Tuesday, June 12, 2018

150 Pathways to God: #21 Mystics View

Recently, as the priest of a small parish, I did a burial service at an old countryside cemetery. The drive to the burial was through a beautiful slice of mountainous upstate Pennsylvania. The scenery is spectacular in all seasons, but most especially in Spring when new growth has come upon trees and emerged as a flowered and carpet covering the fields and open spaces. The misty low clouds of the night linger among the mountain ranges even into mid-morning before ascending. The locals don't call this "God's Country" for nothing.

As I drove through the rural landscape I came upon a street sign called "Mystics View." In the span of a nano-second I readied myself for the beautiful view that was surely to follow down the lane of any street so named. But what I saw was jarring; it was the entrance into a very poorly kept trailer home park. Now I have seen quite a number of lower income neighborhoods whose upkeep and landscaping rival the gated communities of Hilton Head Island. But this was not one of them. Not one of the trailers appeared cared for. I wasn't even sure anyone even lived in them anymore.
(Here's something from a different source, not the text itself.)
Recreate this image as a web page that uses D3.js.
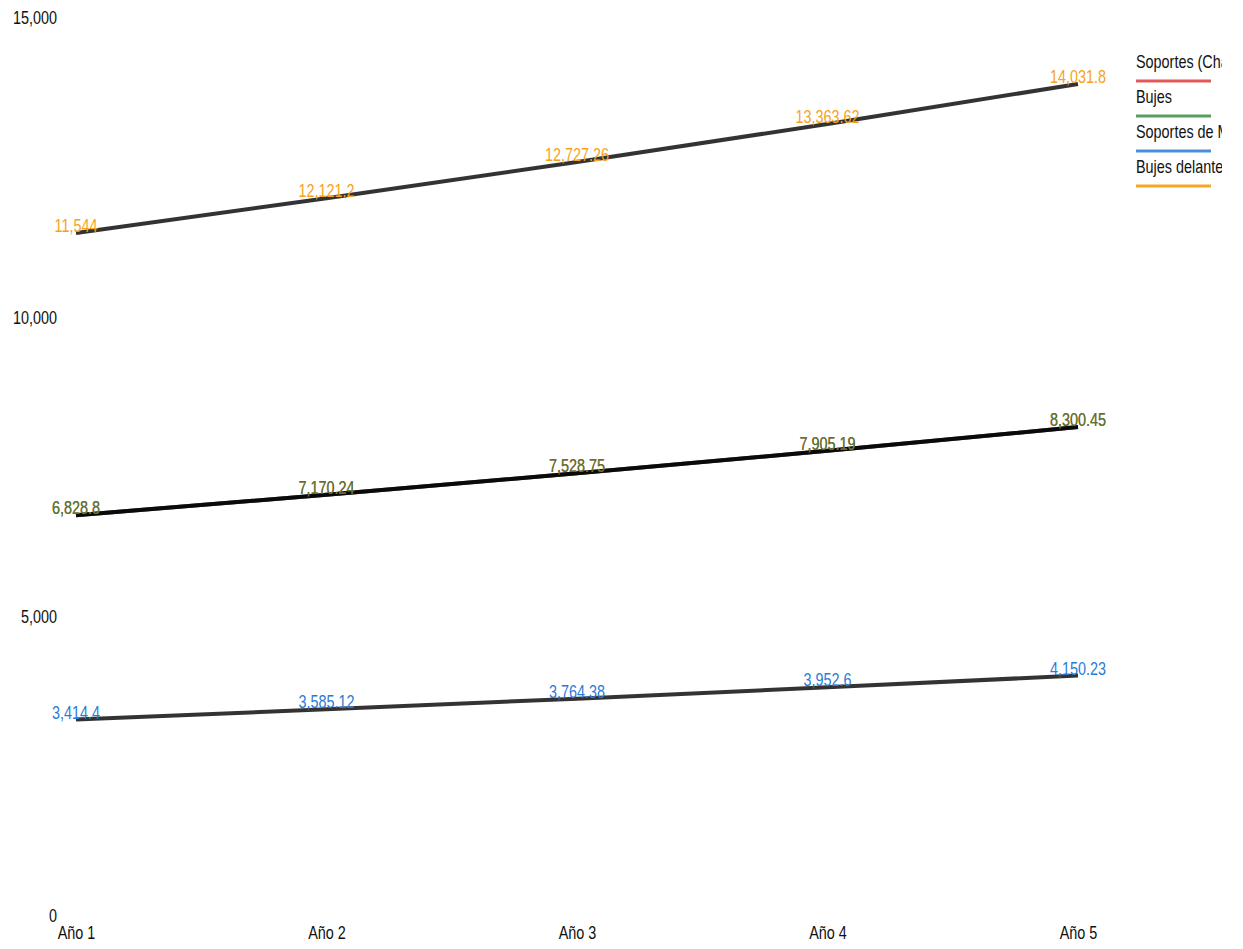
<!DOCTYPE html>
<html>
<head>
<meta charset="utf-8">
<script src="https://cdn.jsdelivr.net/npm/d3@7"></script>
<style>
  body { margin: 0; background: #fff; }
  svg text { font-family: "Liberation Sans", Arial, sans-serif; font-size: 18px; }
</style>
</head>
<body>
<div id="chart"></div>
<script>
// chart values
const years = ["Año 1", "Año 2", "Año 3", "Año 4", "Año 5"];
const seriesNames = ["Soportes (Chasis)", "Bujes", "Soportes de Motor", "Bujes delanteros"];
const soportesChasis = [6828.8, 7170.24, 7528.75, 7905.19, 8300.45];
const bujes = [6828.8, 7170.24, 7528.75, 7905.19, 8300.45];
const soportesMotor = [3414.4, 3585.12, 3764.38, 3952.6, 4150.23];
const bujesDelanteros = [11544, 12121.2, 12727.26, 13363.62, 14031.8];
const yTicks = [0, 5000, 10000, 15000];

const legendColors = ["#e05a5a", "#5a9e5e", "#4a8fdc", "#f7a823"];
const labelColors = ["#d9453f", "#4d7d2c", "#2a7bd8", "#f7a21a"];

const allSeries = [soportesChasis, bujes, soportesMotor, bujesDelanteros];

// narrow look: squeeze text horizontally
const SQ = 0.8;

const W = 1243, H = 949;
const svg = d3.select("#chart").append("svg")
    .attr("width", W)
    .attr("height", H);

const x = d3.scalePoint()
    .domain(years)
    .range([76, 1078]);

const y = d3.scaleLinear()
    .domain([0, 15000])
    .range([924, 26]);

// y axis labels (no line, no ticks)
const yAxis = d3.axisLeft(y)
    .tickValues(yTicks)
    .tickFormat(d3.format(","))
    .tickSize(0)
    .tickPadding(0);

const gy = svg.append("g")
    .attr("transform", "translate(57,0)")
    .call(yAxis);
gy.select(".domain").remove();
gy.selectAll("text")
    .attr("dy", "-0.12em")
    .attr("fill", "#111")
    .attr("transform", `scale(${SQ},1)`)
    .style("font-size", "18px");

// x axis labels
const xAxis = d3.axisBottom(x).tickSize(0).tickPadding(0);
const gx = svg.append("g")
    .attr("transform", "translate(0,926)")
    .call(xAxis);
gx.select(".domain").remove();
gx.selectAll("text")
    .attr("fill", "#111")
    .attr("transform", `scale(${SQ},1)`)
    .style("font-size", "18px");

const line = d3.line()
    .x((d, i) => x(years[i]))
    .y(d => y(d));

// lines
allSeries.forEach(vals => {
    svg.append("path")
        .datum(vals)
        .attr("fill", "none")
        .attr("stroke", "rgba(0,0,0,0.8)")
        .attr("stroke-width", 4)
        .attr("d", line);
});

// value labels
allSeries.forEach((vals, si) => {
    svg.append("g").selectAll("text")
        .data(vals)
        .join("text")
        .attr("transform", (d, i) => `translate(${x(years[i])},${y(d) - 1}) scale(${SQ},1)`)
        .attr("text-anchor", "middle")
        .attr("fill", labelColors[si])
        .text(d => d3.format(",")(d));
});

// legend (names are cut at the legend's right edge)
svg.append("clipPath")
    .attr("id", "legend-clip")
    .append("rect")
    .attr("x", -5).attr("y", 0)
    .attr("width", 91).attr("height", 200);

const legend = svg.append("g").attr("transform", "translate(1136,0)");
const legendText = legend.append("g").attr("clip-path", "url(#legend-clip)");
seriesNames.forEach((name, i) => {
    const ly = 68 + i * 35;
    legendText.append("text")
        .attr("transform", `translate(0,${ly}) scale(${SQ},1)`)
        .attr("fill", "#111")
        .text(name);
    legend.append("line")
        .attr("x1", 0).attr("x2", 75)
        .attr("y1", ly + 13).attr("y2", ly + 13)
        .attr("stroke", legendColors[i])
        .attr("stroke-width", 3);
});
</script>
</body>
</html>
It was  collection of plastic and metal; antithetical to the specter of beauty I was anticipating. Mystic's view? Hardly. It seemed that there was an ironic twist at work here.
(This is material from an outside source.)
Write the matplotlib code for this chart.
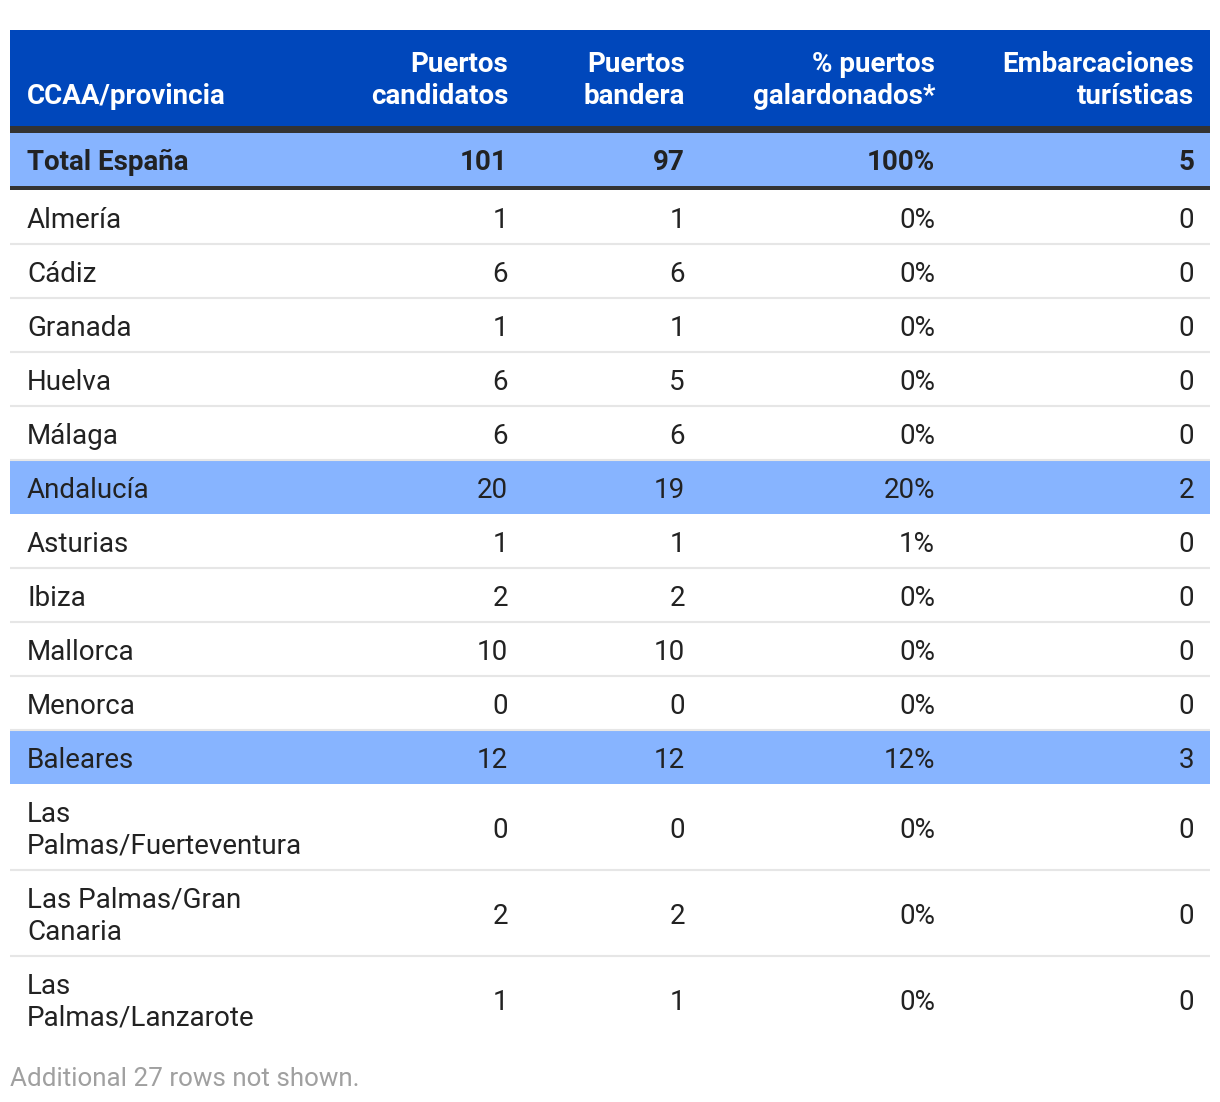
import matplotlib
matplotlib.use("Agg")
import matplotlib.pyplot as plt
from matplotlib.patches import Rectangle
from matplotlib import font_manager as fm

columns = ["CCAA/provincia", "Puertos\ncandidatos", "Puertos\nbandera",
           "% puertos\ngalardonados*", "Embarcaciones\nturísticas"]
total_row = ["Total España", "101", "97", "100%", "5"]
regions = ["Almería", "Cádiz", "Granada", "Huelva", "Málaga", "Andalucía",
           "Asturias", "Ibiza", "Mallorca", "Menorca", "Baleares",
           "Las\nPalmas/Fuerteventura", "Las Palmas/Gran\nCanaria",
           "Las\nPalmas/Lanzarote"]
candidatos = [1, 6, 1, 6, 6, 20, 1, 2, 10, 0, 12, 0, 2, 1]
bandera = [1, 6, 1, 5, 6, 19, 1, 2, 10, 0, 12, 0, 2, 1]
pct_galardonados = ["0%", "0%", "0%", "0%", "0%", "20%", "1%", "0%", "0%", "0%", "12%", "0%", "0%", "0%"]
embarcaciones = [0, 0, 0, 0, 0, 2, 0, 0, 0, 0, 3, 0, 0, 0]
highlighted = ["Andalucía", "Baleares"]
footer = "Additional 27 rows not shown."


def find_font(fname, fallback_weight):
    for f in fm.fontManager.ttflist:
        if f.fname.endswith("/" + fname):
            return fm.FontProperties(fname=f.fname)
    return fm.FontProperties(family=['Roboto', 'DejaVu Sans'], weight=fallback_weight)


REG = find_font("Roboto-Regular.ttf", 'normal')
BOLD = find_font("Roboto-Bold.ttf", 'bold')

W, H = 1220, 1102
fig = plt.figure(figsize=(W / 100, H / 100), dpi=100)
ax = fig.add_axes([0, 0, 1, 1])
ax.set_xlim(0, W)
ax.set_ylim(H, 0)
ax.axis('off')

BLUE = "#0047BB"
LIGHT = "#87B4FF"
DARK = "#333333"
TXT = "#222222"
FS = 20.0
LINE = 32
DY = 2

x_left, x_right = 10, 1210
text_x = [27, 508, 685, 935, 1194]


def txt(x, y, s, ha, color, bold=False, size=FS):
    fp = (BOLD if bold else REG).copy()
    fp.set_size(size)
    ax.text(x, y + DY, s, ha=ha, va='center', color=color, fontproperties=fp)


# header
ax.add_patch(Rectangle((x_left, 30), x_right - x_left, 96, color=BLUE, lw=0))
for i, col in enumerate(columns):
    lines = col.split("\n")
    n = len(lines)
    for j, ln in enumerate(lines):
        y = 94 - (n - 1 - j) * LINE
        txt(text_x[i], y, ln, 'left' if i == 0 else 'right', 'white', bold=True)

# dark bar and total row
ax.add_patch(Rectangle((x_left, 126), x_right - x_left, 7, color=DARK, lw=0))
ax.add_patch(Rectangle((x_left, 133), x_right - x_left, 53, color=LIGHT, lw=0))
ax.add_patch(Rectangle((x_left, 186), x_right - x_left, 4, color=DARK, lw=0))
for i, v in enumerate(total_row):
    txt(text_x[i], 160, v, 'left' if i == 0 else 'right', TXT, bold=True)

# body rows
y = 190
for k, name in enumerate(regions):
    lines = name.split("\n")
    h = 54 if len(lines) == 1 else 86
    if name in highlighted:
        ax.add_patch(Rectangle((x_left, y), x_right - x_left, h, color=LIGHT, lw=0))
    elif k < len(regions) - 1:
        ax.plot([x_left, x_right], [y + h, y + h], color="#E6E6E6", lw=1.5,
                solid_capstyle='butt')
    yc = y + h / 2 + 1
    n = len(lines)
    for j, ln in enumerate(lines):
        ly = yc + (j - (n - 1) / 2) * LINE
        txt(text_x[0], ly, ln, 'left', TXT)
    vals = [str(candidatos[k]), str(bandera[k]), pct_galardonados[k], str(embarcaciones[k])]
    for i, v in enumerate(vals):
        txt(text_x[i + 1], yc, v, 'right', TXT)
    y += h

txt(10, 1077, footer, 'left', "#A0A0A0", size=18.7)

fig.savefig("out.png", dpi=100)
It later occurred to me that this was not irony but rather a righting of my ideas about mysticism. Apparently, the ethereal ideals I had placed upon mystical writing was in need of grounding. I had placed the work of the mystic within the angelic realm, limited it to the earth's many and varied displays of beauty in every season. Therein lies the evidence of God in the created world... the end. But the true tradition of the mystic is seeing the divine in all manner and conditions of life. The mystic sees not what appears to be there, where there is raw beauty or raw dilapidation, but sees through what is, to expose another place that coexists along side it; "Out beyond right doing and wrong doing there is a field...." (Rumi). The mystic does not judge what is in front of them, but sees with different eyes, employing sight that transcends human understanding to reveal what is hidden.

The Lion, the Witch, and the Wardrobe is a kind of mystic tale. The armoire is more then it appears; it is a portal to another place and time. In Harry Potter the children board a train that appears to be like any other to go off to school. But the train, moving at full steam, disappears through a solid wall and emerges in another world, another dimension, the world of Hogwarts School of Witchcraft and Wizardry. When Dorothy is caught in a tornado she is transported to a place that was as real as her own bed where at the very same time she lay unconscious. Perhaps the dilapidated trailer park too is more then it appears. Perhaps it is a thin place that can only be seen from the mystic's view. Perhaps it is the home of things unseen by those who are blinded by their lack of imagination. The mystic has regained the full faculty of their imagination and from that vantage point translates to us what is just out of sight; what is just beyond our understanding.

Mystics do not place signposts in places where the divine is obvious but rather post signs as to where to view the divine in the unexpected.